Jesus wasn't speaking in metaphors his audience had to decode. They understood immediately what he was saying: You exist to stop the rot. You exist to push back the dark.
The Way Before You
You already know what a world without salt looks like. You've watched institutions that were once trustworthy corrode from the inside. You've seen conversations that once had moral weight collapse into noise. You've felt the slow cultural drift — not all at once, but steadily, like a tide pulling sand from under your feet.
And the temptation, in the face of that drift, is to pull back. To tend your own garden. To protect what you have and hope the rot doesn't reach you.
But Jesus didn't say hide yourself for safety. He said a lamp doesn't go under a bowl. The very purpose of light is to be visible. The very purpose of salt is to be present — in contact with what is decaying — doing what it was made to do.
This is the weight of that word are. Not a command to become something. A declaration of what you already are. The question isn't whether you are salt and light. The question is whether you're acting like it.
A Guardian understands this at a bone-deep level. The world doesn't need more observers. It doesn't need more people who are privately convinced of good things while publicly silent about them. It needs men and women who will Carry the Cross into the actual places where the rot is spreading — the school board, the business, the neighborhood, the church that has gone quiet. Present. In contact. Doing what they were made to do.

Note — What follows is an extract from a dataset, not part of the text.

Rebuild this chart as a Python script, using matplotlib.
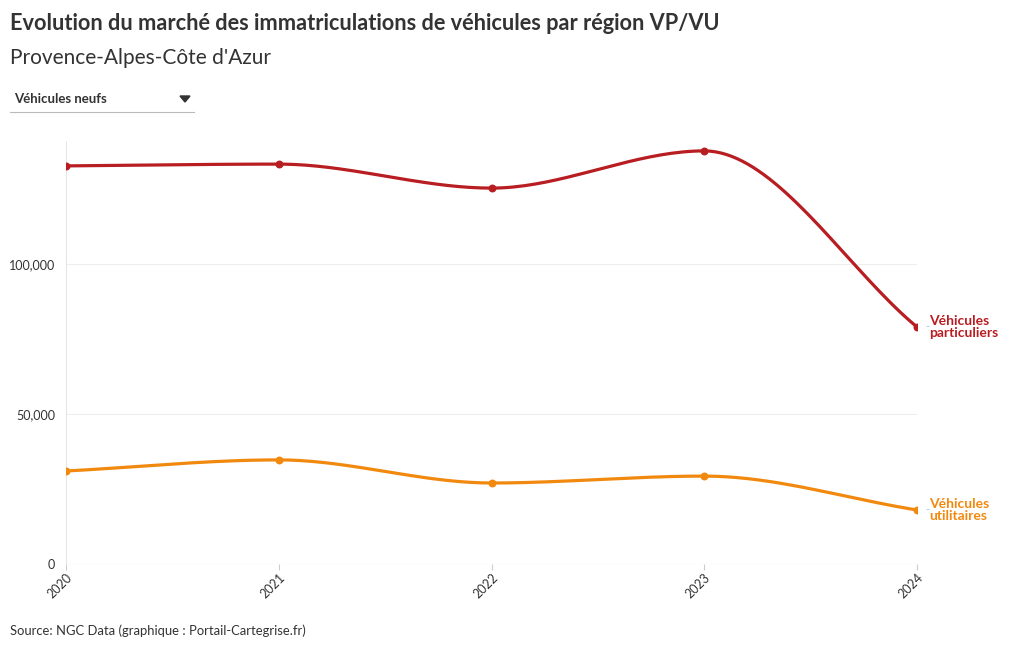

Your faithfulness is not for your own benefit. It never was. It was always meant to give light to everyone in the house.
Reflection
Where have you been putting your lamp under a bowl — and what would it look like to put it back on its stand?
Prayer
Lord, you called me salt and light before I had done anything to earn it. That means this is not about my effort — it is about your design. Give me the courage to stay in contact with what is decaying rather than retreating from it. Let my presence matter to someone today. Let them see something in me that points them toward you. Amen.
Walking in The Way — Today's Step ⭐
Today I will: Identify one place in my life — a relationship, a workplace, a community — where I have been pulling back instead of showing up. I will take one visible step of faithful presence there today.
I will watch for: Moments when staying quiet would be easier than speaking truthfully — and I will notice which choice I make.